NORTHFIELD — The Pioneer Valley Regional School District is set to borrow $450,000 to cover its deficit, but officials from the four member towns hope that there may still be time to reduce that amount by making a one-time $90,000 payment to the district.
But, considering the amount of time it would take for the towns to make that payment, and with school adminsitrators under pressure to finalize their borrowing plan soon enough to close one or two of the smaller elementary schools in the district this spring, the town officials’ plan is unlikely to work, Pioneer Finance Director Tanya Gaylord said.
“It’s going to be an uphill battle,” said Bernardston Finance Committee Chairwoman Jane Dutcher, who proposed the plan at a joint meeting this week with the selectboards and finance committees of the school district’s four member towns.
Last spring, the towns agreed to pay back a deficit from the school district’s lunch program — which was estimated to be worth $270,000 — in three yearly payments of $90,000, split among the four towns in proportion to each town’s financial share of the district.
That plan was made before the full deficit was discovered — about $540,000, including the $270,000 “lunch deficit.” Once the full extent of the district’s financial problem was known, the state got involved and made special legislation to allow the district to borrow money to cover its deficit.
Originally, the state’s plan was to override the towns’ three-year payment plan and simply require the full deficit, including the $270,000 “lunch deficit,” be covered through borrowing. The rationale was that the state could not legally allow the district to carry any deficit, even though there was a Town Meeting-approved plan to cover the $270,000.
School administrators, under pressure from town officials, negotiated for the state to allow the towns to at least pay the first $90,000 this year, as they had planned, bringing the total amount that would have to be borrowed to the present $450,000. After that, the expectation was that the rest of the towns’ three-year payment plan would be superseded by the state’s plan.
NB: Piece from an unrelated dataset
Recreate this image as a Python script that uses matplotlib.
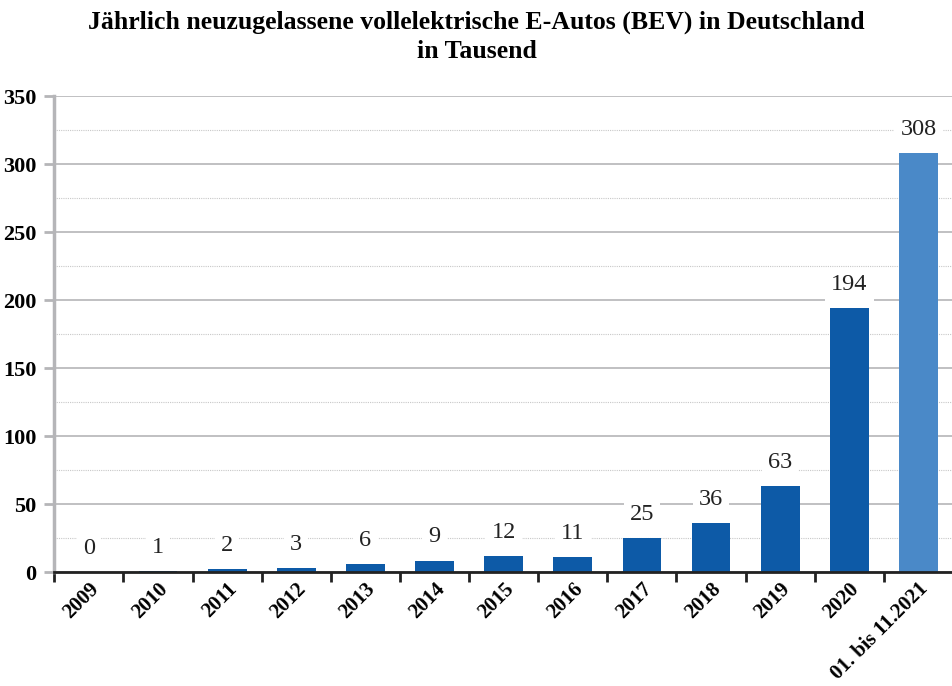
import numpy as np
import matplotlib.pyplot as plt

# Data
years = ['2009', '2010', '2011', '2012', '2013', '2014', '2015', '2016',
         '2017', '2018', '2019', '2020', '01. bis 11.2021']
values = [0.2, 0.5, 2, 3, 6, 8.5, 12, 11, 25, 36, 63, 194, 308]
labels = ['0', '1', '2', '3', '6', '9', '12', '11', '25', '36', '63', '194', '308']

dark = '#0D5AA7'
light = '#4A89C8'
colors = [dark] * (len(years) - 1) + [light]

plt.rcParams['font.family'] = ['Liberation Serif', 'DejaVu Serif']

fig = plt.figure(figsize=(9.53, 6.86), dpi=100)
ax = fig.add_axes([0.057, 0.166, 0.943, 0.694])

x = np.arange(len(years))
ax.bar(x, values, width=0.56, color=colors, zorder=3)

for xi, v, lab in zip(x, values, labels):
    ax.annotate(lab, (xi, v), xytext=(0, 17), textcoords='offset points',
                ha='center', va='center', fontsize=17.5, color='#222222',
                bbox=dict(boxstyle='square,pad=0.25', fc='white', ec='none'),
                zorder=4)

ax.set_xlim(-0.5, len(years) - 0.5)
ax.set_ylim(0, 350)
ax.set_yticks(np.arange(0, 351, 50))
ax.set_yticks(np.arange(25, 350, 50), minor=True)
ax.grid(axis='y', which='major', color='#b5b5b8', linewidth=1.2, zorder=0)
ax.grid(axis='y', which='minor', color='#c8c8c8', linewidth=0.8,
        linestyle=(0, (1, 1)), zorder=0)

ax.set_xticks(x)
ax.set_xticklabels(years, rotation=45, ha='right', rotation_mode='anchor',
                   fontsize=15, fontweight='bold')
ax.set_xticks(np.arange(-0.5, len(years), 1), minor=True)
ax.tick_params(axis='x', which='major', length=0, pad=5)
ax.tick_params(axis='x', which='minor', length=7, width=2, color='#222222',
               direction='out')
ax.tick_params(axis='y', which='major', length=7, width=2, color='#b5b5b8',
               labelsize=16, pad=6)
ax.tick_params(axis='y', which='minor', length=0)
for t in ax.get_yticklabels():
    t.set_fontweight('bold')

ax.spines['top'].set_visible(False)
ax.spines['right'].set_visible(False)
ax.spines['left'].set_color('#b5b5b8')
ax.spines['left'].set_linewidth(2.5)
ax.spines['bottom'].set_color('#222222')
ax.spines['bottom'].set_linewidth(2)
ax.spines['bottom'].set_zorder(5)

fig.suptitle('Jährlich neuzugelassene vollelektrische E-Autos (BEV) in Deutschland\nin Tausend',
             x=0.5, y=0.985, fontsize=18.5, fontweight='bold', linespacing=1.35)

fig.savefig('out.png', dpi=100)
What Dutcher is now proposing is the towns be allowed make the second $90,000 payment, which would bring the total amount to be borrowed down to about $360,000. In the long term, it would save the towns about $8,000 in interest on the borrowed money, Dutcher said.
In the original three-year plan, that second $90,000 payment would have been made next year. But now, the school district has to finalize its borrowing plan with the state by Feb. 20. So if the $90,000 is to have any impact on the amount that has to be borrowed, it would have to be sent to the district within the next month.
Gaylord, upon hearing about the new plan, doubted there would be enough time to make it happen. The towns’ payments, she said, would have to be approved at town meetings, and she guessed that there wouldn’t be enough time between now and Feb. 20 — a firm deadline — for the towns to call special town meetings.
In their efforts to make the district financially sustainable, district administrators and the School Committee are weighing options to close Leyden’s Pearl Rhodes Elementary School or Warwick Community School. To meet the deadlines for the coming fiscal year’s financial planning, any school closure decisions this year have to be made by the end of March. And legally, the district can only close schools once it has a borrowing note in hand. To get that soon enough, the plan has to be approved by the state by the end of February.
That would give the member towns three weeks to negotiate something with the state and then go through whatever process is necessary to get the $90,000 to the schools.